New era of multi-component antibiotics as the best strategy to combat the eminent antimicrobial resistance crisis.
The BBC recently aired a compelling documentary on the issue of AMR and the rise in the cases of difficult to treat infections. The main reason for this situation is frequently stated as the overuse and misuse of antibiotics but there is the need to critically examine the biochemical and cellular mechanisms of antimicrobial resistance.
This idea that AMR is mainly due to misuse of antibiotics is only partially right and mainly wrong. The bigger problem is what we classify as antibiotics over the past 70 yrs. All classes of antibiotics are single chemical agents which kill certain bacteria species with high lethality.
The fact that for every antibiotic there exists a bacterial pathogen that is naturally resistant without any prior exposure, makes the generalization of antibiotic-misuse-dogma very problematic.
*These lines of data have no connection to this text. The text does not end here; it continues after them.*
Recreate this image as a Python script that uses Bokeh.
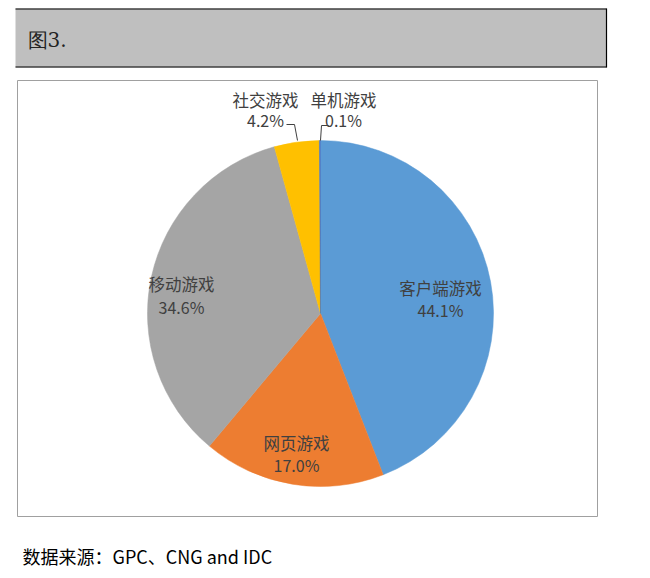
import math
from bokeh.plotting import figure
from bokeh.models import Range1d
from bokeh.core.properties import value
from bokeh.embed import file_html
from bokeh.resources import INLINE

# data
categories = ["客户端游戏", "网页游戏", "移动游戏", "社交游戏", "单机游戏"]
shares = [44.1, 17.0, 34.6, 4.2, 0.1]
colors = ["#5B9BD5", "#ED7D31", "#A5A5A5", "#FFC000", "#4472C4"]
title_text = "图3."
source_text = "数据来源：GPC、CNG and IDC"

W, H = 634, 570
CJK = "Noto Sans CJK SC"


def px(x):
    return x


def py(y):
    return H - y


p = figure(width=W, height=H, output_backend="svg", toolbar_location=None,
           x_range=Range1d(0, W), y_range=Range1d(0, H), min_border=0)
p.axis.visible = False
p.grid.visible = False
p.outline_line_color = None
p.background_fill_color = "white"

# header band
p.quad(left=px(15), right=px(606), top=py(8), bottom=py(67),
       fill_color="#BFBFBF", line_color=None)
p.line([px(15), px(606)], [py(8.5), py(8.5)], line_color="black", line_width=1.2)
p.line([px(15), px(606)], [py(66.5), py(66.5)], line_color="black", line_width=1.2)
p.line([px(606), px(606)], [py(8), py(67)], line_color="black", line_width=1.2)
p.text(x=[px(27)], y=[py(39)], text=[title_text], text_font=value("DejaVu Serif"),
       text_font_size="20px", text_color="#222222", text_baseline="middle")

# chart frame
p.quad(left=px(17), right=px(597), top=py(80), bottom=py(516),
       fill_color="white", line_color="#A0A0A0", line_width=1)

# pie
cx, cy, r = px(320), py(313), 173
total = sum(shares)
starts, ends = [], []
acc = 0.0
for s in shares:
    starts.append(math.pi / 2 - 2 * math.pi * acc / total)
    acc += s
    ends.append(math.pi / 2 - 2 * math.pi * acc / total)
p.wedge(x=cx, y=cy, radius=r, start_angle=starts, end_angle=ends,
        direction="clock", fill_color=colors, line_color=colors, line_width=0.5)

# labels (name line, percent line)
label_pos = [(440, 287, 309), (296, 442, 464), (181, 283, 306), (265, 99, 119), (343, 99, 119)]
for name, s, (lx, ly1, ly2) in zip(categories, shares, label_pos):
    p.text(x=[px(lx)], y=[py(ly1)], text=[name], text_font=value(CJK),
           text_font_size="16.5px", text_color="#404040",
           text_align="center", text_baseline="middle")
    p.text(x=[px(lx)], y=[py(ly2)], text=[f"{s:.1f}%"], text_font=value(CJK),
           text_font_size="16px", text_color="#404040",
           text_align="center", text_baseline="middle")

# leader lines for the small slices
p.line([px(286), px(294), px(297)], [py(124), py(124), py(140)], line_color="#404040", line_width=1)
p.line([px(320), px(321), px(328)], [py(140), py(125), py(125)], line_color="#404040", line_width=1)

# source note
p.text(x=[px(22)], y=[py(555)], text=[source_text], text_font=value(CJK),
       text_font_size="18px", text_color="black", text_baseline="middle")

open("out.html", "w").write(file_html(p, INLINE))
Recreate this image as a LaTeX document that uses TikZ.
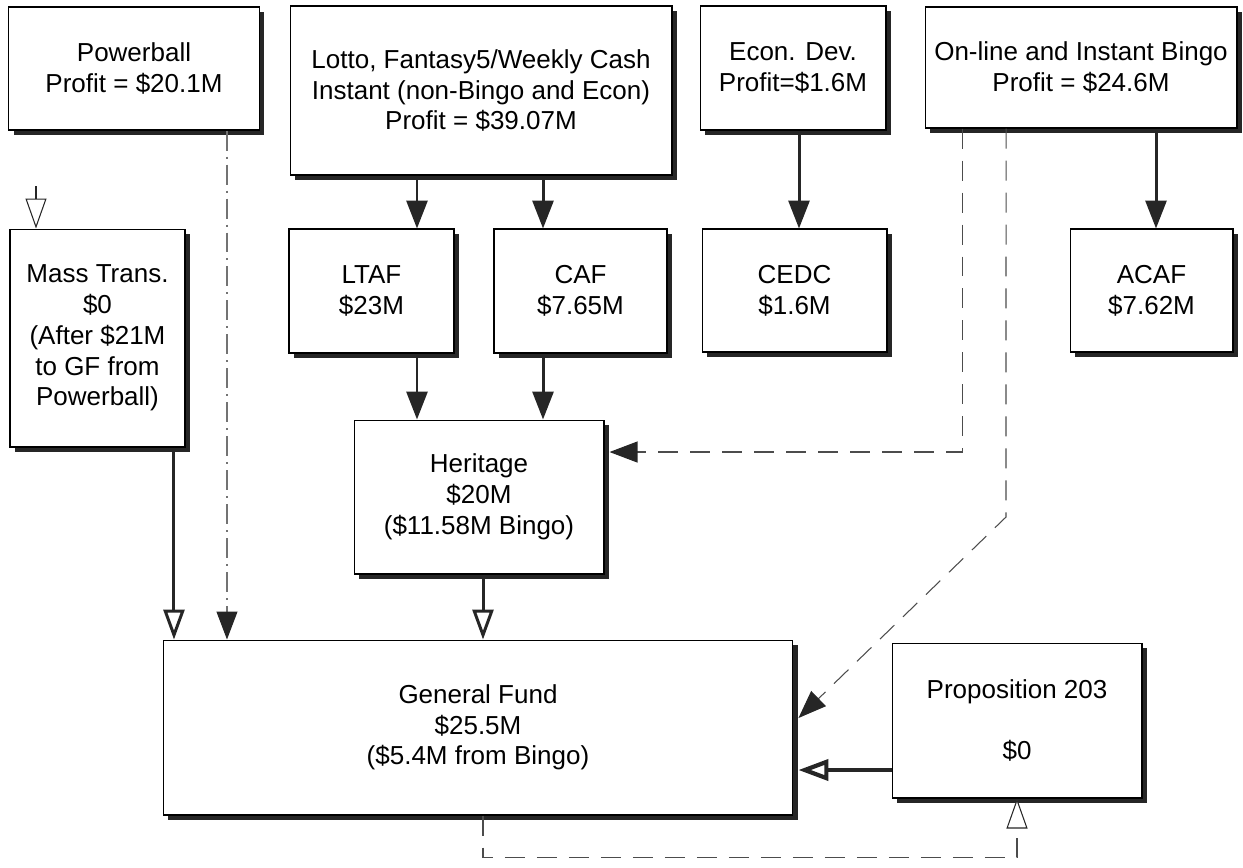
\documentclass[tikz,border=0pt]{standalone}
\usepackage{fontspec}
\setmainfont{Liberation Sans}
\usepackage{tikz}
\usetikzlibrary{arrows.meta,shadows,calc}
\tikzset{
  box/.style={draw,fill=white,line width=0.6pt,align=center,inner sep=0pt,
              font=\fontsize{14.8}{17.5}\selectfont,
              drop shadow={shadow xshift=0.1cm,shadow yshift=-0.1cm,
                           fill=black!85,opacity=1}},
  tip/.style={-{Triangle[length=0.56cm,width=0.42cm,color=black!85]}},
  otip/.style={-{Triangle[open,length=0.6cm,width=0.42cm,color=black!85,fill=white]}},
  arr/.style={tip,line width=1.7pt,black!85},
  oarr/.style={otip,line width=1.7pt,black!85},
  dline/.style={line width=0.6pt,black!70,dash pattern=on 0.4cm off 0.24cm},
  ddline/.style={line width=0.6pt,black!55,dash pattern=on 0.4cm off 0.12cm on 0.04cm off 0.12cm},
}

\begin{document}
\begin{tikzpicture}[x=0.02cm,y=-0.02cm]
\useasboundingbox (0,0) rectangle (1243,867);

% top row: profits
\node[box,minimum width=5.02cm,minimum height=2.46cm] (powerball) at (134,68.5)
  {Powerball\\Profit = \$20.1M};
\node[box,minimum width=7.64cm,minimum height=3.38cm] (lotto) at (481,90.5)
  {Lotto, Fantasy5/Weekly Cash\\Instant (non-Bingo and Econ)\\Profit = \$39.07M};
\node[box,minimum width=3.72cm,minimum height=2.48cm] (econ) at (793,68)
  {Econ. Dev.\\Profit=\$1.6M};
\node[box,minimum width=6.24cm,minimum height=2.42cm] (online) at (1081,67.5)
  {On-line and Instant Bingo\\Profit = \$24.6M};

% second row: funds
\node[box,minimum width=3.5cm,minimum height=4.36cm] (mass) at (97.5,338)
  {Mass Trans.\\\$0\\(After \$21M\\to GF from\\Powerball)};
\node[box,minimum width=3.3cm,minimum height=2.48cm] (ltaf) at (371.5,291)
  {LTAF\\\$23M};
\node[box,minimum width=3.46cm,minimum height=2.48cm] (caf) at (580.5,291)
  {CAF\\\$7.65M};
\node[box,minimum width=3.7cm,minimum height=2.46cm] (cedc) at (794.5,290.5)
  {CEDC\\\$1.6M};
\node[box,minimum width=3.26cm,minimum height=2.46cm] (acaf) at (1151.5,290.5)
  {ACAF\\\$7.62M};

% heritage and general fund
\node[box,minimum width=5.0cm,minimum height=3.08cm] (heritage) at (479,497)
  {Heritage\\\$20M\\(\$11.58M Bingo)};
\node[box,minimum width=12.6cm,minimum height=3.5cm] (gf) at (478,727.5)
  {General Fund\\\$25.5M\\(\$5.4M from Bingo)};
\node[box,minimum width=5.0cm,minimum height=3.1cm] (prop) at (1017,720.5)
  {Proposition 203\\[17.5pt]\$0};

\coordinate (stub) at (36,186);
\coordinate (bend) at (1006,517);

% solid flows
\draw[arr] ([xshift=0.91cm]ltaf.north |- lotto.south) -- ([xshift=0.91cm]ltaf.north);
\draw[arr] ([xshift=-0.75cm]caf.north |- lotto.south) -- ([xshift=-0.75cm]caf.north);
\draw[arr] ([xshift=0.12cm]econ.south) -- ([xshift=0.12cm]econ.south |- cedc.north);
\draw[arr] ([xshift=0.09cm]acaf.north |- online.south) -- ([xshift=0.09cm]acaf.north);
\draw[arr] ([xshift=0.91cm]ltaf.south) -- ([xshift=0.91cm]ltaf.south |- heritage.north);
\draw[arr] ([xshift=-0.75cm]caf.south) -- ([xshift=-0.75cm]caf.south |- heritage.north);
\draw[oarr] ([xshift=0.08cm]heritage.south) -- ([xshift=0.08cm]heritage.south |- gf.north);
\draw[oarr] ([xshift=1.53cm]mass.south) -- ([xshift=1.53cm]mass.south |- gf.north);
\draw[oarr,line width=2.4pt] ([yshift=-0.99cm]prop.west) -- ([yshift=-0.99cm,xshift=0.1cm]prop.west -| gf.east);
\draw[oarr,line width=0.6pt] (stub) -- (stub |- mass.north);

% dashed flows
\draw[ddline,tip]
  ([xshift=1.86cm]powerball.south) -- ([xshift=1.86cm]powerball.south |- gf.north);
\draw[dline,tip]
  ([xshift=-2.38cm]online.south) |- ([xshift=0.1cm,yshift=0.9cm]heritage.east);
\draw[dline,tip]
  ([xshift=-1.5cm]online.south) -- (bend) -- ([xshift=0.1cm,yshift=0.19cm]gf.east);
\draw[dline,otip]
  ([xshift=0.1cm]gf.south) -- ++(0,42) -| (prop.south);

\end{tikzpicture}
\end{document}
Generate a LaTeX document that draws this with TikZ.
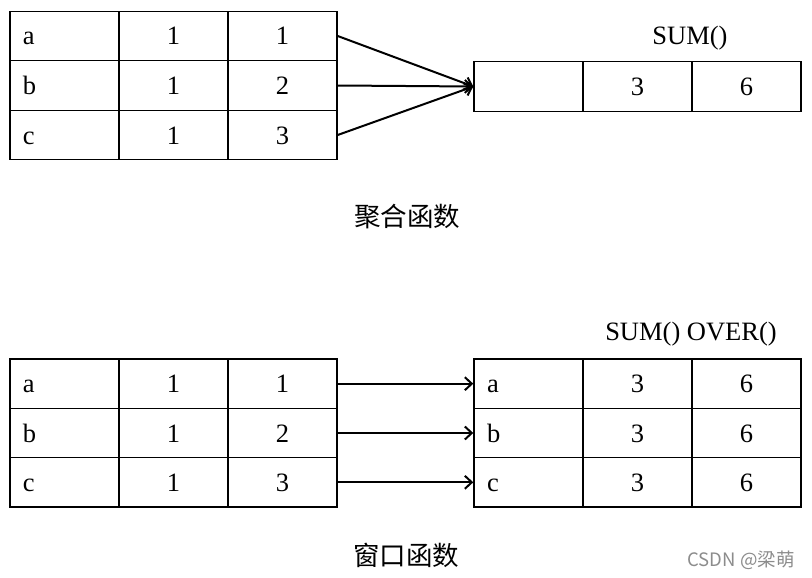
\documentclass[tikz,border=0pt]{standalone}
\usepackage{fontspec}
\setmainfont{Liberation Serif}
\newfontfamily\cjk{Noto Sans CJK SC}
\usetikzlibrary{arrows.meta}
\tikzset{
  cell/.style={draw, line width=1.4pt, minimum width=109pt, minimum height=49.5pt,
    inner sep=0pt, text height=18pt, text depth=0pt, font=\fontsize{26.5}{26.5}\selectfont},
  keycell/.style={cell, text width=83pt, align=left},
  link/.style={line width=2pt, -{Straight Barb[length=7pt,width=13pt,line width=2pt]}},
  headtext/.style={font=\fontsize{26.5}{26.5}\selectfont},
  captiontext/.style={font=\cjk\fontsize{26.5}{26.5}\selectfont},
}
\begin{document}
\begin{tikzpicture}[x=1pt, y=-1pt]
\useasboundingbox (0,0) rectangle (812,578);
% aggregate: SUM()
\foreach \k/\v/\y [count=\r] in {a/1/36, b/2/85.5, c/3/135} {
  \node[keycell] (agg-\r-1) at (64.5,\y) {\k};
  \node[cell] (agg-\r-2) at (173.5,\y) {1};
  \node[cell] (agg-\r-3) at (282.5,\y) {\v};
}
\node[keycell] (sum-1) at (528.5,86.5) {};
\node[cell] (sum-2) at (637.5,86.5) {3};
\node[cell] (sum-3) at (746.5,86.5) {6};
\node[headtext] (sum-head) at (690,38) {SUM()};
\foreach \r in {1,2,3}
  \draw[link] (agg-\r-3.east) -- (sum-1.west);
\node[captiontext] (agg-caption) at (407,217) {聚合函数};
% window: SUM() OVER()
\foreach \k/\v/\y [count=\r] in {a/1/383.7, b/2/433, c/3/482.3} {
  \node[keycell] (win-\r-1) at (64.5,\y) {\k};
  \node[cell] (win-\r-2) at (173.5,\y) {1};
  \node[cell] (win-\r-3) at (282.5,\y) {\v};
  \node[keycell] (over-\r-1) at (528.5,\y) {\k};
  \node[cell] (over-\r-2) at (637.5,\y) {3};
  \node[cell] (over-\r-3) at (746.5,\y) {6};
  \draw[link] (win-\r-3.east) -- (over-\r-1.west);
}
\node[headtext] (over-head) at (691,334) {SUM() OVER()};
\node[captiontext] (win-caption) at (406,555) {窗口函数};
\node[font=\cjk\fontsize{18.5}{18.5}\selectfont, text=black!45] (mark) at (741,560) {CSDN @梁萌};
\end{tikzpicture}
\end{document}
It's possible to discover new classes of antibiotics that have a minimum of two components.
These new classes of multi-components antibiotics can be developed to be both species and strain specific. And also tuned to inhibit the generation of resistance. That is the goal of my laboratory for chemical systems biology @PAKARLab and our work on targeting bacterial genome stability for the discovery of new classes of antibiotics.
The new classes of antibiotics will be both species and strain specific and carefully matched with a variety of regulators and super-regulators of DNA double strand break and repair systems to achieve high efficacy and suppression of the development of resistance mechanisms.
In a way we are taking the position @PAKARLab that there is antibiotic resistance because the antibiotics currently in clinical use are single chemical agents and it’s much easier for resistance mechanisms to evolve. Compared to 2-4 component systems.
We also think that the same 2-4 multi component class of new antibiotics could increase the sensitivity of many hyper-resistant bacterial pathogens to some of the good old classes of antibiotics.